And when I touch you

I feel happy inside

It’s such a feeling

That my love

I can’t hide

55 years ago, two young men from England wrote a song which is hands down the best hands-on song ever written about holding hands.

It was called “I Wanna Hold Your Hand.”

Although most parents felt it was an innocuous request, there is actually very little in life that is more sensual than holding hands. It has caused many a young man to break out in a sweat, wondering when it was appropriate to reach over and join palms and fingers with his date, only to discover that she, too, was sweating and extremely anxious.

Holding hands is when my “toucher” touches your “toucher,” ending up with a touching experience.

There is nothing quite like it.
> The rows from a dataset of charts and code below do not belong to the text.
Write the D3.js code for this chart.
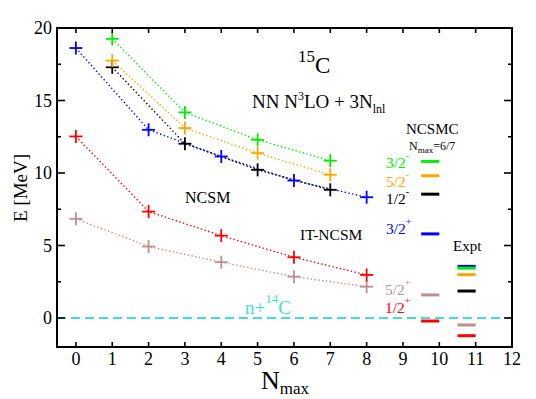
<!DOCTYPE html>
<html><head><meta charset="utf-8">
<script src="https://cdn.jsdelivr.net/npm/d3@7"></script>
<style>body{margin:0;background:#fff}svg{display:block}svg text{font-family:"Liberation Serif","Times New Roman",Times,serif}</style>
</head><body><svg id="c" width="536" height="399"></svg>
<script>
// ---- data ----
const xTicks = [0,1,2,3,4,5,6,7,8,9,10,11,12];
const yMajor = [0,5,10,15,20];
const yMinor = [2.5,7.5,12.5,17.5];
const s32m = {name:"3/2-", color:"#00ee00", x:[1,3,5,7], y:[19.25,14.18,12.29,10.85]};
const s52m = {name:"5/2-", color:"#ffa500", x:[1,3,5,7], y:[17.75,13.1,11.37,9.88]};
const s12m = {name:"1/2-", color:"#000000", x:[1,3,5,7], y:[17.29,12.02,10.22,8.84]};
const s32p = {name:"3/2+", color:"#0000ff", x:[0,2,4,6,8], y:[18.62,12.98,11.14,9.48,8.33]};
const s12p = {name:"1/2+", color:"#ff0000", x:[0,2,4,6,8], y:[12.52,7.34,5.68,4.19,2.97]};
const s52p = {name:"5/2+", color:"#bc8f8f", x:[0,2,4,6,8], y:[6.84,4.93,3.85,2.85,2.16]};
const ncsmcColors = ["#00ee00","#ffa500","#000000","#0000ff","#bc8f8f","#ff0000"];
const ncsmcE      = [10.8, 9.81, 8.54, 5.8, 1.59, -0.21];
const exptColors  = ["#0000ff","#00ee00","#ffa500","#000000","#bc8f8f","#ff0000"];
const exptE       = [3.56, 3.44, 2.99, 1.86, -0.48, -1.22];
const ncsmcRange = [9.5, 10.0];
const exptRange  = [10.5, 11.0];
const threshold = 0;

// ---- layout ----
const L=57, R=512, T=28, B=347;
const svg = d3.select("#c");
const x = d3.scaleLinear().domain([-0.52,12]).range([L,R]);
const y = d3.scaleLinear().domain([-2,20]).range([B,T]);

// threshold dashed line
svg.append("line").attr("x1",L).attr("x2",R).attr("y1",y(threshold)).attr("y2",y(threshold))
  .attr("stroke","#40e0d0").attr("stroke-width",2).attr("stroke-dasharray","9,5");

// series
const series=[s52p,s12p,s32p,s12m,s52m,s32m];
const line=d3.line().x(d=>x(d[0])).y(d=>y(d[1]));
series.forEach(s=>{
  const pts=s.x.map((v,i)=>[v,s.y[i]]);
  svg.append("path").attr("d",line(pts)).attr("fill","none").attr("stroke",s.color)
    .attr("stroke-width",1.4).attr("stroke-dasharray","1.4,2.4");
});
series.forEach(s=>{
  const pts=s.x.map((v,i)=>[v,s.y[i]]);
  const g=svg.append("g");
  pts.forEach(p=>{
    const cx=x(p[0]), cy=y(p[1]), h=6.5;
    g.append("line").attr("x1",cx-h).attr("x2",cx+h).attr("y1",cy).attr("y2",cy).attr("stroke",s.color).attr("stroke-width",1.8);
    g.append("line").attr("x1",cx).attr("x2",cx).attr("y1",cy-h).attr("y2",cy+h).attr("stroke",s.color).attr("stroke-width",1.8);
  });
});
// bars
ncsmcE.forEach((e,i)=>{
  svg.append("line").attr("x1",x(ncsmcRange[0])).attr("x2",x(ncsmcRange[1])).attr("y1",y(e)).attr("y2",y(e))
    .attr("stroke",ncsmcColors[i]).attr("stroke-width",3);
});
exptE.forEach((e,i)=>{
  svg.append("line").attr("x1",x(exptRange[0])).attr("x2",x(exptRange[1])).attr("y1",y(e)).attr("y2",y(e))
    .attr("stroke",exptColors[i]).attr("stroke-width",3);
});

// axes
const ax=svg.append("g").attr("stroke","#000").attr("stroke-width",1.6);
xTicks.forEach(t=>{
  ax.append("line").attr("x1",x(t)).attr("x2",x(t)).attr("y1",B).attr("y2",B-5);
  ax.append("line").attr("x1",x(t)).attr("x2",x(t)).attr("y1",T).attr("y2",T+5);
});
yMajor.forEach(t=>{
  ax.append("line").attr("x1",L).attr("x2",L+8).attr("y1",y(t)).attr("y2",y(t));
  ax.append("line").attr("x1",R).attr("x2",R-8).attr("y1",y(t)).attr("y2",y(t));
});
yMinor.forEach(t=>{
  ax.append("line").attr("x1",L).attr("x2",L+4).attr("y1",y(t)).attr("y2",y(t));
  ax.append("line").attr("x1",R).attr("x2",R-4).attr("y1",y(t)).attr("y2",y(t));
});
svg.append("rect").attr("x",L).attr("y",T).attr("width",R-L).attr("height",B-T)
  .attr("fill","none").attr("stroke","#000").attr("stroke-width",2);

svg.append("g").selectAll("text").data(xTicks).join("text")
  .attr("x",d=>x(d)).attr("y",365).attr("text-anchor","middle").attr("font-size",18).text(d=>d);
svg.append("g").selectAll("text").data(yMajor).join("text")
  .attr("x",52).attr("y",d=>y(d)+6).attr("text-anchor","end").attr("font-size",18).text(d=>d);

// axis titles
const xt=svg.append("text").attr("x",261).attr("y",389).attr("font-size",26);
xt.append("tspan").text("N");
xt.append("tspan").attr("font-size",17).attr("dy",5).text("max");
svg.append("text").attr("transform","translate(27,188) rotate(-90)").attr("text-anchor","middle")
  .attr("font-size",19).text("E [MeV]");

// annotations
function txt(px,py,size,color){return svg.append("text").attr("x",px).attr("y",py).attr("font-size",size).attr("fill",color);}
let t=txt(298,62,17,"#000"); t.text("15");
t=txt(315,73,23,"#000"); t.text("C");
t=txt(252,108,19,"#000");
t.append("tspan").text("NN N");
t.append("tspan").attr("font-size",12).attr("dy",-8).text("3");
t.append("tspan").attr("dy",8).text("LO + 3N");
t.append("tspan").attr("font-size",12).attr("dy",5).text("lnl");

txt(406,134,15,"#000").text("NCSMC");
t=txt(409,150,12,"#000");
t.append("tspan").text("N");
t.append("tspan").attr("font-size",9).attr("dy",3).text("max");
t.append("tspan").attr("dy",-3).text("=6/7");

function spin(px,py,lab,sup,color){
  const e=txt(px,py,15.5,color);
  e.append("tspan").text(lab);
  e.append("tspan").attr("font-size",10).attr("dy",-9).text(sup);
}
spin(386,168,"3/2","-","#00ee00");
spin(386,187,"5/2","-","#ffa500");
spin(386,204,"1/2","-","#000000");
spin(386,234,"3/2","+","#0000ff");
spin(385,295,"5/2","+","#bc8f8f");
spin(385,313,"1/2","+","#ff0000");

txt(453,251,15,"#000").text("Expt");
txt(185,203,16,"#000").text("NCSM");
txt(300,240,15.5,"#000").text("IT-NCSM");

t=txt(245,314,19,"#40e0d0");
t.append("tspan").text("n+");
t.append("tspan").attr("font-size",13).attr("dy",-11).text("14");
t.append("tspan").attr("dy",11).text("C");
</script></body></html>
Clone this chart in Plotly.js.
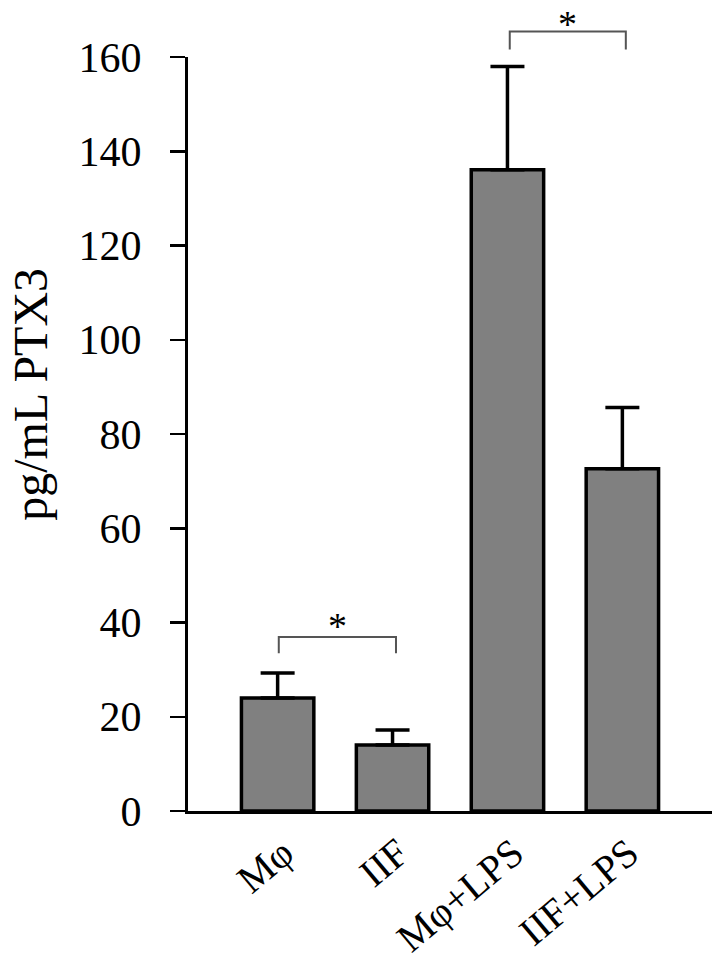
<!DOCTYPE html>
<html>
<head>
<meta charset="utf-8">
<script src="https://cdn.plot.ly/plotly-3.0.1.min.js"></script>
<style>body{margin:0;background:#fff}#chart{width:715px;height:968px}</style>
</head>
<body>
<div id="chart"></div>
<script>
const categories = ["Mφ", "IIF", "Mφ+LPS", "IIF+LPS"];
const values = [24.0, 14.0, 136.1, 72.6];
const errors = [5.3, 3.2, 21.9, 13.0];
const yTicks = [0, 20, 40, 60, 80, 100, 120, 140, 160];
const yTitle = "pg/mL PTX3";
// significance brackets: start/end position (category index), leg bottom, top, star level
const bracketStart = [0.01, 2.02];
const bracketEnd = [1.03, 3.03];
const bracketLow = [33.5, 161.6];
const bracketHigh = [36.9, 165.4];
const starLevel = [39.2, 167.1];
const starText = ["*", "*"];

const yMax = 160;
const FONT = "Liberation Serif, Times New Roman, serif";

const shapes = [];
const annotations = [];
for (let i = 0; i < bracketStart.length; i++) {
  const lo = bracketLow[i] / yMax, hi = bracketHigh[i] / yMax;
  shapes.push({
    type: "path", xref: "x", yref: "paper",
    path: `M ${bracketStart[i]} ${lo} L ${bracketStart[i]} ${hi} L ${bracketEnd[i]} ${hi} L ${bracketEnd[i]} ${lo}`,
    line: {color: "#555555", width: 2}
  });
  annotations.push({
    x: (bracketStart[i] + bracketEnd[i]) / 2, xref: "x",
    y: starLevel[i] / yMax, yref: "paper",
    text: starText[i], showarrow: false,
    font: {family: FONT, size: 38, color: "#000"},
    xanchor: "center", yanchor: "middle", borderpad: 0
  });
}
// y-axis title placed as rotated text
annotations.push({
  x: -0.2996, xref: "paper", y: 0.552, yref: "paper",
  text: yTitle, textangle: -90, showarrow: false,
  font: {family: FONT, size: 48, color: "#000"},
  xanchor: "center", yanchor: "middle"
});

const trace = {
  type: "bar",
  x: categories.map((c, i) => i),
  y: values,
  marker: {color: "#808080", line: {color: "#000", width: 3.5}},
  width: 0.63,
  error_y: {
    type: "data", array: errors, arrayminus: values.map(() => 0), symmetric: false,
    color: "#000", thickness: 3.5, width: 17
  },
  cliponaxis: false
};

const layout = {
  width: 715, height: 968,
  margin: {l: 188, r: 3, t: 57, b: 157},
  paper_bgcolor: "#fff", plot_bgcolor: "#fff",
  showlegend: false,
  font: {family: FONT, color: "#000"},
  xaxis: {
    range: [-0.78, 3.78],
    tickmode: "array", tickvals: categories.map((c, i) => i), ticktext: categories,
    tickangle: -40, ticks: "", showgrid: false, zeroline: false,
    showline: true, linecolor: "#000", linewidth: 3,
    ticklabelshift: 6,
    tickfont: {family: FONT, size: 40, color: "#000"}
  },
  yaxis: {
    range: [0, yMax], tickmode: "array", tickvals: yTicks,
    ticks: "outside", ticklen: 15, tickwidth: 2.5, tickcolor: "#000",
    showline: true, linecolor: "#000", linewidth: 3,
    showgrid: false, zeroline: false,
    ticklabelstandoff: 20,
    tickfont: {family: FONT, size: 42, color: "#000"}
  },
  shapes: shapes,
  annotations: annotations
};

Plotly.newPlot("chart", [trace], layout, {displayModeBar: false, staticPlot: true});
</script>
</body>
</html>
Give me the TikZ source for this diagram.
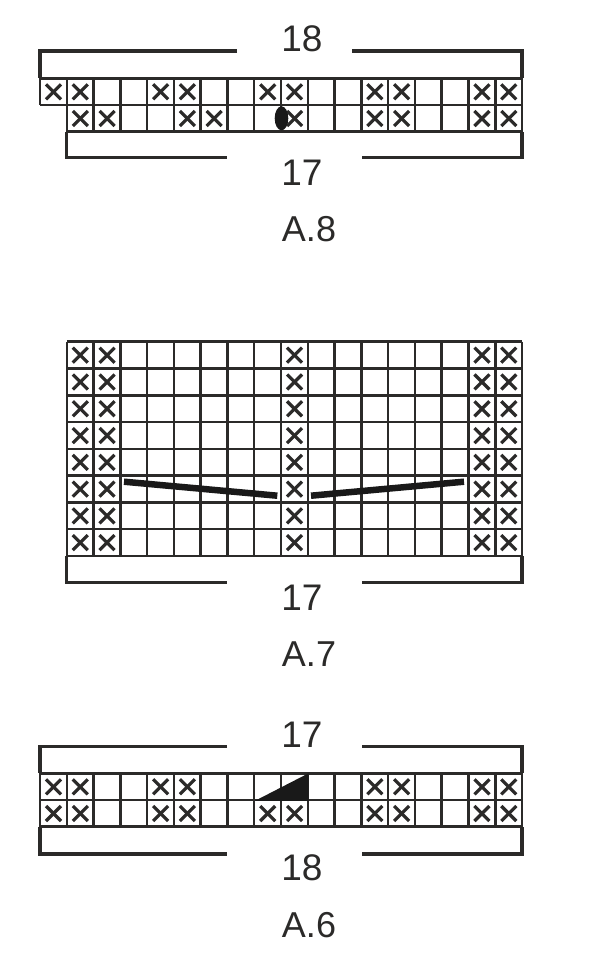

It is underestimated.

In great drama, when empathy, sympathy, compassion, tenderness or romance is being expressed, often the beginning of the scene is notated: “And he took her hand…”

That feeling of flesh upon flesh, knowing that it is a willful action, is intoxicating.

It’s why we sit by a fire in a forest singing songs, and when it becomes particularly meaningful, we join hands.

It’s often the way we choose to pray.

It is the bedside manner of a good doctor, conveying to a patient his confidence that “everything is going to be all right.”

In a world where we’ve become more and more concerned about germs and spreading viruses, we find ourselves doing less and less hand-holding. Matter of fact, there are those who make fun of it, suggesting that it’s anemic—a mere “hand-holding exchange.”

But 55 years ago, John and Paul were right when they clearly stated that when we touch someone, we do feel happy inside.